Can I remove the store’s items myself?

Be very careful. The Civil Code allows limited abatement of nuisance only under strict conditions, and the person removing items may be liable for damages if unnecessary injury is caused or if the alleged nuisance is later found not to be a real nuisance. The safer route is documentation, written demand, barangay complaint, and LGU enforcement.

What if the store has been there for many years?

Long use does not automatically legalize a nuisance. Article 698 of the Civil Code states that lapse of time cannot legalize any nuisance, whether public or private.

What if the store owner has a business permit?

A business permit does not authorize blocking a driveway, sidewalk, or public road.
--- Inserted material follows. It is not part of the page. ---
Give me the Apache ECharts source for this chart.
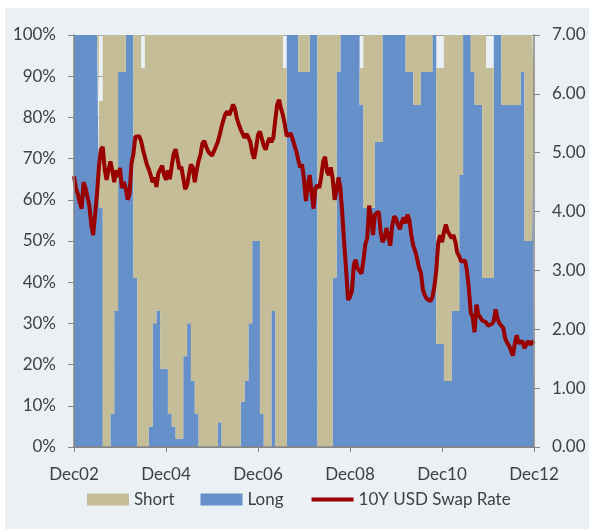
<!DOCTYPE html>
<html>
<head>
<meta charset="utf-8">
<script src="https://cdn.jsdelivr.net/npm/echarts@6/dist/echarts.min.js"></script>
<style>
  html, body { margin: 0; padding: 0; background: #ffffff; }
  #chart { position: absolute; left: 5px; top: 8px; width: 584px; height: 521px; }
</style>
</head>
<body>
<div id="chart"></div>
<script>
// monthly positioning share (%), Dec02 .. Dec12
const longShare = [
  100, 100, 100, 100, 100, 100, 100, 58, 0, 0,
  8, 33, 91, 91, 100, 100, 41, 0, 0, 0,
  5, 30, 33, 19, 19, 8, 5, 2, 2, 22,
  30, 16, 8, 0, 0, 0, 0, 0, 6, 0,
  0, 0, 0, 0, 11, 16, 30, 50, 50, 8,
  0, 0, 33, 0, 0, 0, 100, 100, 100, 91,
  91, 91, 100, 100, 0, 0, 0, 0, 41, 91,
  100, 100, 100, 100, 100, 83, 58, 58, 58, 74,
  74, 100, 100, 100, 100, 100, 100, 91, 91, 83,
  83, 91, 91, 91, 100, 25, 25, 16, 16, 33,
  33, 66, 100, 100, 91, 83, 83, 41, 41, 41,
  100, 100, 83, 83, 83, 83, 83, 91, 50, 50,
  91
];
const shortShare = [
  0, 0, 0, 0, 0, 0, 0, 26, 100, 100,
  92, 67, 9, 9, 0, 0, 59, 100, 92, 100,
  95, 70, 67, 81, 81, 92, 95, 98, 98, 78,
  70, 84, 92, 100, 100, 100, 100, 100, 94, 100,
  100, 100, 100, 100, 89, 84, 70, 50, 50, 92,
  100, 100, 67, 100, 100, 92, 0, 0, 0, 9,
  9, 9, 0, 0, 100, 100, 100, 100, 59, 9,
  0, 0, 0, 0, 0, 9, 42, 42, 42, 26,
  26, 0, 0, 0, 0, 0, 0, 9, 9, 17,
  17, 9, 9, 9, 0, 67, 67, 84, 84, 67,
  67, 34, 0, 0, 9, 17, 17, 59, 51, 51,
  0, 0, 17, 17, 17, 17, 17, 9, 50, 50,
  9
];
// 10Y USD swap rate, twice a month, Dec02 .. Dec12
const swapRate = [
  4.60, 4.40, 4.30, 4.15, 4.05, 4.50, 4.40, 4.25, 4.10, 3.78,
  3.60, 3.62, 4.30, 4.76, 5.05, 5.10, 4.72, 4.54, 4.71, 4.85,
  4.70, 4.50, 4.70, 4.59, 4.74, 4.40, 4.50, 4.40, 4.20, 4.30,
  4.82, 4.98, 5.27, 5.30, 5.28, 5.20, 5.05, 5.02, 4.80, 4.72,
  4.62, 4.50, 4.58, 4.42, 4.65, 4.68, 4.78, 4.62, 4.54, 4.70,
  4.55, 4.78, 4.98, 5.06, 4.90, 4.72, 4.76, 4.57, 4.38, 4.45,
  4.63,
  4.80, 4.75, 4.50, 4.70, 4.86, 4.97, 5.16, 5.20, 5.10, 5.02,
  5.05, 4.95, 4.98, 5.10, 5.18, 5.30, 5.44, 5.56, 5.66, 5.70,
  5.64, 5.72, 5.82, 5.74, 5.58, 5.48, 5.39, 5.32, 5.25, 5.32,
  5.26, 5.18, 5.00, 4.90, 5.08, 5.30, 5.36, 5.24, 5.12, 5.05,
  5.17, 5.25, 5.18, 5.25, 5.55, 5.82, 5.90, 5.75, 5.64, 5.48,
  5.28, 5.26, 5.33, 5.24, 5.24, 5.02, 4.88, 4.75, 4.80, 4.55,
  4.18, 4.45, 4.62, 4.31, 4.05, 4.40, 4.45, 4.40, 4.60, 4.85,
  4.93, 4.68, 4.62, 4.75, 4.55, 4.20, 4.36, 4.58, 4.40, 3.95,
  3.45, 3.00, 2.50, 2.55, 2.65, 3.10, 3.18, 3.03, 3.05, 2.95,
  3.17, 3.44, 3.55, 4.10, 3.90, 3.60, 3.95, 3.92, 4.00, 3.65,
  3.48, 3.55, 3.72, 3.58, 3.42, 3.75, 3.92, 3.88, 3.78, 3.70,
  3.82, 3.90, 3.80, 3.95, 3.85, 3.60, 3.42, 3.33, 3.20, 3.05,
  2.96, 2.68, 2.58, 2.52, 2.55, 2.48, 2.55, 2.72, 3.00, 3.46,
  3.60, 3.48, 3.65, 3.78, 3.66, 3.65, 3.55, 3.60, 3.48, 3.30,
  3.24, 3.15, 3.12, 3.17, 3.00, 2.70, 2.28, 2.21, 1.95, 2.42,
  2.25, 2.25, 2.15, 2.12, 2.12, 2.06, 2.04, 2.09, 2.14, 2.34,
  2.18, 2.10, 2.06, 2.02, 1.84, 1.77, 1.72, 1.64, 1.55, 1.76,
  1.90, 1.76, 1.78, 1.80, 1.68, 1.70, 1.80, 1.74, 1.76, 1.80
];
const monthNames = ['Jan', 'Feb', 'Mar', 'Apr', 'May', 'Jun', 'Jul', 'Aug', 'Sep', 'Oct', 'Nov', 'Dec'];
const months = longShare.map((v, i) => {
  const n = 11 + i;
  return monthNames[n % 12] + String(2 + Math.floor(n / 12)).padStart(2, '0');
});
const halfMonths = swapRate.map((v, i) => 'h' + i);

const textColor = '#404040';
const axisColor = '#868686';
const font = 'Lato';

const chart = echarts.init(document.getElementById('chart'));
chart.setOption({
  backgroundColor: '#eaf0f4',
  animation: false,
  textStyle: { fontFamily: font },
  grid: { left: 69, top: 27, width: 460, height: 412 },
  legend: {
    left: 77,
    top: 478,
    itemWidth: 42,
    itemHeight: 12,
    itemGap: 26,
    textStyle: { color: textColor, fontSize: 17, fontFamily: font },
    data: [
      { name: 'Short', icon: 'rect' },
      { name: 'Long', icon: 'rect' },
      { name: '10Y USD Swap Rate', itemStyle: { opacity: 0 }, lineStyle: { width: 4 } }
    ]
  },
  xAxis: [
    {
      type: 'category',
      data: months,
      boundaryGap: false,
      z: 10,
      axisLine: { lineStyle: { color: axisColor, width: 1.5 } },
      axisTick: { interval: 23, length: 5, lineStyle: { color: axisColor } },
      axisLabel: { interval: 23, margin: 19, color: textColor, fontSize: 17, fontFamily: font },
      splitLine: { show: false }
    },
    {
      type: 'category',
      data: halfMonths,
      boundaryGap: false,
      position: 'top',
      z: 10,
      axisLine: { lineStyle: { color: axisColor, width: 1 } },
      axisTick: { show: false },
      axisLabel: { show: false },
      splitLine: { show: false }
    }
  ],
  yAxis: [
    {
      type: 'value',
      position: 'left',
      min: 0,
      max: 100,
      interval: 10,
      z: 10,
      axisLine: { show: true, lineStyle: { color: axisColor, width: 1.5 } },
      axisTick: { show: true, length: 6, lineStyle: { color: axisColor } },
      axisLabel: { formatter: '{value}%', margin: 18, color: textColor, fontSize: 17, fontFamily: font },
      splitLine: { show: false }
    },
    {
      type: 'value',
      position: 'right',
      min: 0,
      max: 7,
      interval: 1,
      z: 10,
      axisLine: { show: true, lineStyle: { color: axisColor, width: 1.5 } },
      axisTick: { show: true, length: 6, lineStyle: { color: axisColor } },
      axisLabel: {
        formatter: v => v.toFixed(2),
        margin: 18, color: textColor, fontSize: 17, fontFamily: font
      },
      splitLine: { show: false }
    },
    {
      type: 'value',
      position: 'left',
      min: 0,
      max: 100,
      interval: 10,
      axisLine: { show: false },
      axisTick: { show: false },
      axisLabel: { show: false },
      splitLine: { show: true, lineStyle: { color: '#a6a6a6' } }
    }
  ],
  series: [
    {
      name: 'Long',
      type: 'line',
      stack: 'share',
      step: 'middle',
      data: longShare,
      symbol: 'none',
      lineStyle: { width: 0 },
      itemStyle: { color: '#6690ca' },
      areaStyle: { color: '#6690ca', opacity: 1 },
      emphasis: { disabled: true }
    },
    {
      name: 'Short',
      type: 'line',
      stack: 'share',
      step: 'middle',
      data: shortShare,
      symbol: 'none',
      lineStyle: { width: 0 },
      itemStyle: { color: '#c4bd97' },
      areaStyle: { color: '#c4bd97', opacity: 1 },
      emphasis: { disabled: true }
    },
    {
      name: '10Y USD Swap Rate',
      type: 'line',
      xAxisIndex: 1,
      yAxisIndex: 1,
      data: swapRate,
      symbol: 'none',
      z: 5,
      lineStyle: { color: '#990000', width: 4 },
      itemStyle: { color: '#990000' },
      emphasis: { disabled: true }
    }
  ]
});
</script>
</body>
</html>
You can request the BPLO or mayor’s office to verify whether the store is operating within the permit conditions and approved area.

Can I file for damages?

Yes, if you can prove actual loss or injury, such as repair costs, towing fees, missed business deliveries, inability to use your property, or other measurable damage. Under nuisance principles and Article 2176 on quasi-delict, fault or negligence causing damage may create civil liability.

Is blocking a driveway unjust vexation?

It can be, if the act is malicious, repeated, and unjustifiably annoys or vexes you. But not every obstruction automatically becomes a criminal case. Evidence of intent, repetition, prior demands, and actual disturbance will matter.
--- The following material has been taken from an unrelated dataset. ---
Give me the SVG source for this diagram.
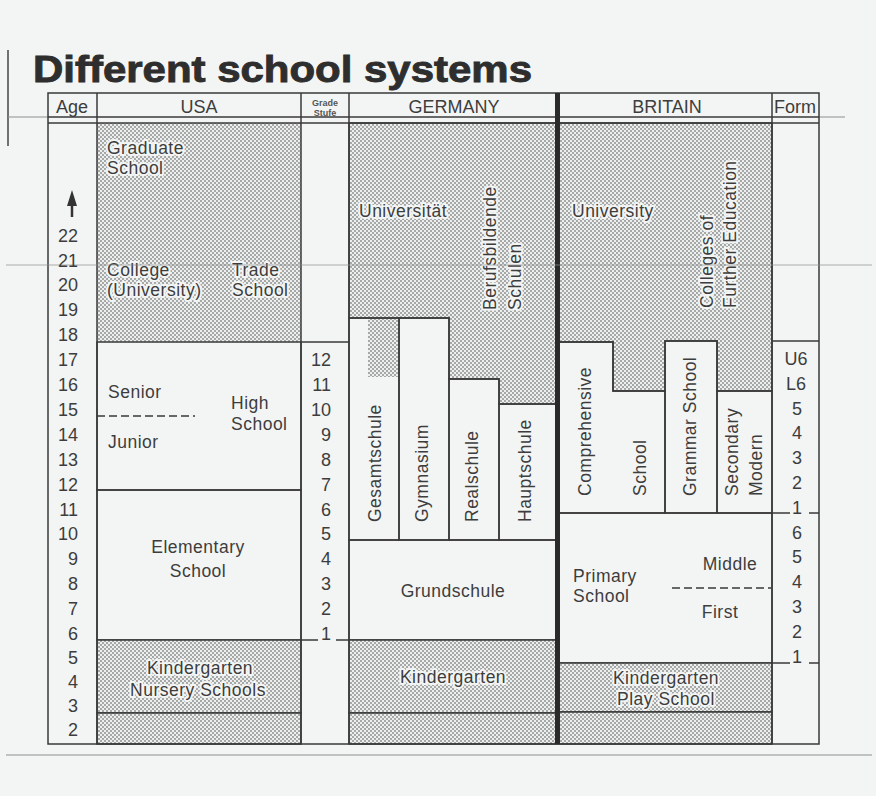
<svg xmlns="http://www.w3.org/2000/svg" width="876" height="796" viewBox="0 0 876 796">
<defs>
<pattern id="dots" width="4" height="4" patternUnits="userSpaceOnUse">
<rect width="4" height="4" fill="#edefee"/>
<circle cx="1" cy="1" r="0.9" fill="#858786"/>
<circle cx="3" cy="3" r="0.9" fill="#858786"/>
</pattern>
</defs>
<style>
text{font-family:"Liberation Sans",Arial,sans-serif;fill:#3d3d3d;font-size:18px}
.l{font-size:17.5px;letter-spacing:0.5px}
.h{paint-order:stroke;stroke:#f3f5f4;stroke-width:4px;stroke-linejoin:round}
.c{text-anchor:middle}
.e{text-anchor:end}
.ln{stroke:#383838;stroke-width:1.5}
.box{fill:none;stroke:#383838;stroke-width:1.5}
.sh{fill:url(#dots)}
.dash{stroke:#383838;stroke-width:1.3;stroke-dasharray:8 4;fill:none}
.art{stroke:#8d8f8e;stroke-width:1}
.g{font-size:9px;font-weight:bold;fill:#555}
</style>
<rect width="876" height="796" fill="#f3f5f4"/>

<g id="scan-marks">
<line x1="8" y1="50" x2="8" y2="146" stroke="#444" stroke-width="1.5"/>
<line class="art" x1="8" y1="117" x2="48" y2="117"/>
<line class="art" x1="819" y1="117" x2="845" y2="117"/>
<line class="art" x1="6" y1="755" x2="872" y2="755"/>
</g>

<g id="title">
<text x="33" y="82" textLength="499" lengthAdjust="spacingAndGlyphs" style="font-size:37px;font-weight:bold;fill:#2e2e2e;stroke:#2e2e2e;stroke-width:0.9">Different school systems</text>
</g>

<!-- USA -->
<g id="usa-graduate">
<rect x="97" y="123" width="204" height="219" class="sh"/>
<text class="l h" x="107" y="154">Graduate</text>
<text class="l h" x="107" y="174">School</text>
<text class="l h" x="107" y="276">College</text>
<text class="l h" x="107" y="296">(University)</text>
<text class="l h" x="232" y="276">Trade</text>
<text class="l h" x="232" y="296">School</text>
</g>
<g id="usa-high-school">
<rect x="97" y="342" width="204" height="148" class="box"/>
<line class="dash" x1="97" y1="416" x2="195" y2="416"/>
<text class="l" x="108" y="398">Senior</text>
<text class="l" x="108" y="448">Junior</text>
<text class="l" x="231" y="409">High</text>
<text class="l" x="231" y="430">School</text>
</g>
<g id="usa-elementary">
<rect x="97" y="490" width="204" height="150" class="box"/>
<text class="l c" x="198" y="553">Elementary</text>
<text class="l c" x="198" y="577">School</text>
</g>
<g id="usa-kindergarten">
<rect x="97" y="640" width="204" height="73" class="sh ln"/>
<rect x="97" y="713" width="204" height="31" class="sh ln"/>
<text class="l c h" x="200" y="674">Kindergarten</text>
<text class="l c h" x="198" y="696">Nursery Schools</text>
</g>

<!-- GERMANY -->
<g id="de-universitaet">
<polygon points="349,123 557,123 557,404 499,404 499,379 449,379 449,318 349,318" class="sh ln"/>
<text class="l h" x="359" y="217">Universität</text>
<text class="l h" transform="translate(496,310) rotate(-90)">Berufsbildende</text>
<text class="l h" transform="translate(521,310) rotate(-90)">Schulen</text>
</g>
<g id="de-gesamtschule">
<rect x="349" y="318" width="50" height="222" class="box"/>
<rect x="368" y="319" width="30" height="58" class="sh"/>
<text class="l" transform="translate(381,522) rotate(-90)">Gesamtschule</text>
</g>
<g id="de-gymnasium">
<rect x="399" y="318" width="50" height="222" class="box"/>
<text class="l" transform="translate(428,522) rotate(-90)">Gymnasium</text>
</g>
<g id="de-realschule">
<rect x="449" y="379" width="50" height="161" class="box"/>
<text class="l" transform="translate(478,522) rotate(-90)">Realschule</text>
</g>
<g id="de-hauptschule">
<rect x="499" y="404" width="58" height="136" class="box"/>
<text class="l" transform="translate(531,522) rotate(-90)">Hauptschule</text>
</g>
<g id="de-grundschule">
<rect x="349" y="540" width="208" height="100" class="box"/>
<text class="l c" x="453" y="597">Grundschule</text>
</g>
<g id="de-kindergarten">
<rect x="349" y="640" width="208" height="73" class="sh ln"/>
<rect x="349" y="713" width="208" height="31" class="sh ln"/>
<text class="l c h" x="453" y="683">Kindergarten</text>
</g>

<!-- BRITAIN -->
<g id="gb-university">
<polygon points="558,123 772,123 772,391 717,391 717,341 665,341 665,391 613,391 613,342 558,342" class="sh ln"/>
<text class="l h" x="572" y="217">University</text>
<text class="l h" transform="translate(713,308) rotate(-90)">Colleges of</text>
<text class="l h" transform="translate(736,308) rotate(-90)">Further Education</text>
</g>
<g id="gb-comprehensive">
<polygon points="558,342 613,342 613,391 665,391 665,513 558,513" class="box"/>
<text class="l" transform="translate(591,496) rotate(-90)">Comprehensive</text>
<text class="l" transform="translate(646,496) rotate(-90)">School</text>
</g>
<g id="gb-grammar">
<rect x="665" y="341" width="52" height="172" class="box"/>
<text class="l" transform="translate(696,496) rotate(-90)">Grammar School</text>
</g>
<g id="gb-secondary-modern">
<rect x="717" y="391" width="55" height="122" class="box"/>
<text class="l" transform="translate(738,496) rotate(-90)">Secondary</text>
<text class="l" transform="translate(762,496) rotate(-90)">Modern</text>
</g>
<g id="gb-primary">
<rect x="558" y="513" width="214" height="150" class="box"/>
<line class="dash" x1="672" y1="588" x2="771" y2="588"/>
<text class="l" x="573" y="582">Primary</text>
<text class="l" x="573" y="602">School</text>
<text class="l c" x="730" y="570">Middle</text>
<text class="l c" x="720" y="618">First</text>
</g>
<g id="gb-kindergarten">
<rect x="558" y="663" width="214" height="49" class="sh ln"/>
<rect x="558" y="712" width="214" height="32" class="sh ln"/>
<text class="l c h" x="666" y="684">Kindergarten</text>
<text class="l c h" x="666" y="705">Play School</text>
</g>

<!-- grid / frame lines -->
<g id="grid" fill="none">
<rect x="48" y="93" width="771" height="651" class="box"/>
<line class="ln" x1="48" y1="117" x2="819" y2="117"/>
<line class="ln" x1="48" y1="123" x2="819" y2="123"/>
<line class="ln" x1="97" y1="93" x2="97" y2="744"/>
<line class="ln" x1="301" y1="93" x2="301" y2="744"/>
<line class="ln" x1="349" y1="93" x2="349" y2="744"/>
<line class="ln" x1="772" y1="93" x2="772" y2="744"/>
<line x1="557.5" y1="93" x2="557.5" y2="744" stroke="#2a2a2a" stroke-width="5"/>
<line class="ln" x1="301" y1="342" x2="349" y2="342"/>
<line class="ln" x1="301" y1="640" x2="318" y2="640"/>
<line class="ln" x1="336" y1="640" x2="349" y2="640"/>
<line class="ln" x1="772" y1="341" x2="819" y2="341"/>
<line class="ln" x1="772" y1="513" x2="790" y2="513"/>
<line class="ln" x1="809" y1="513" x2="819" y2="513"/>
<line class="ln" x1="772" y1="663" x2="790" y2="663"/>
<line class="ln" x1="809" y1="663" x2="819" y2="663"/>
</g>

<g id="scan-line">
<line class="art" x1="6" y1="265" x2="872" y2="265" stroke-opacity="0.7"/>
</g>

<g id="header">
<text class="c" x="72" y="113">Age</text>
<text class="c" x="199" y="113">USA</text>
<text class="g c" x="325" y="105.5">Grade</text>
<text class="g c" x="325" y="115.5">Stufe</text>
<text class="c" x="454" y="113">GERMANY</text>
<text class="c" x="667" y="113">BRITAIN</text>
<text class="c" x="795" y="113">Form</text>
</g>

<g id="age-scale">
<line x1="72" y1="217" x2="72" y2="203" stroke="#333" stroke-width="2.5"/>
<polygon points="67,206 77,206 72,190" fill="#333"/>
<text class="e" x="78" y="242">22</text>
<text class="e" x="78" y="266.5">21</text>
<text class="e" x="78" y="291.4">20</text>
<text class="e" x="78" y="316.3">19</text>
<text class="e" x="78" y="341.2">18</text>
<text class="e" x="78" y="366.1">17</text>
<text class="e" x="78" y="391">16</text>
<text class="e" x="78" y="415.9">15</text>
<text class="e" x="78" y="440.8">14</text>
<text class="e" x="78" y="465.7">13</text>
<text class="e" x="78" y="490.6">12</text>
<text class="e" x="78" y="515.5">11</text>
<text class="e" x="78" y="540.4">10</text>
<text class="e" x="78" y="565.3">9</text>
<text class="e" x="78" y="590.2">8</text>
<text class="e" x="78" y="615.1">7</text>
<text class="e" x="78" y="639.5">6</text>
<text class="e" x="78" y="664">5</text>
<text class="e" x="78" y="688">4</text>
<text class="e" x="78" y="712">3</text>
<text class="e" x="78" y="736">2</text>
</g>

<g id="grade-scale">
<text class="e" x="331" y="366.1">12</text>
<text class="e" x="331" y="391">11</text>
<text class="e" x="331" y="415.9">10</text>
<text class="e" x="331" y="440.8">9</text>
<text class="e" x="331" y="465.7">8</text>
<text class="e" x="331" y="490.6">7</text>
<text class="e" x="331" y="515.5">6</text>
<text class="e" x="331" y="540.4">5</text>
<text class="e" x="331" y="565.3">4</text>
<text class="e" x="331" y="590.2">3</text>
<text class="e" x="331" y="615.1">2</text>
<text class="e" x="331" y="639.5">1</text>
</g>

<g id="form-scale">
<text class="c" x="796" y="364.5">U6</text>
<text class="c" x="796" y="389.5">L6</text>
<text class="c" x="797" y="414.5">5</text>
<text class="c" x="797" y="439">4</text>
<text class="c" x="797" y="464">3</text>
<text class="c" x="797" y="489">2</text>
<text class="c" x="797" y="513.5">1</text>
<text class="c" x="797" y="538.5">6</text>
<text class="c" x="797" y="563">5</text>
<text class="c" x="797" y="588">4</text>
<text class="c" x="797" y="613">3</text>
<text class="c" x="797" y="637.5">2</text>
<text class="c" x="797" y="662.5">1</text>
</g>
</svg>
What is the fastest practical remedy?

For most cases, the fastest route is: document the obstruction, send a calm written request, file a barangay complaint, ask for an ocular inspection, and escalate to the city or municipal traffic office, BPLO, engineering office, or mayor’s office if the obstruction is on a public road or tied to a business permit violation.

Key Takeaways

  • A neighbor’s store is generally not legal if it blocks your driveway, a sidewalk, a public road, or a legal right of way.
  • The Civil Code treats acts that obstruct public passage or impair property use as possible nuisances.
  • A mayor’s permit or barangay clearance does not give a store owner the right to block access.
  • Start with evidence: photos, videos, dates, sketches, witness names, and proof of your right to use the driveway.
  • Barangay conciliation is often the first required step in neighbor disputes before going to court.
  • Escalate to the BPLO, traffic office, engineering office, zoning office, health office, or mayor’s office when permits, road obstruction, or public safety are involved.
  • Avoid destroying or removing the store’s property yourself unless the strict legal requirements for abatement are clearly met.
  • If the obstruction continues, remedies may include nuisance abatement, injunction, damages, enforcement of ordinances, or, in serious cases, a criminal complaint.

Disclaimer: This content is not legal advice and may involve AI assistance. Information may be inaccurate.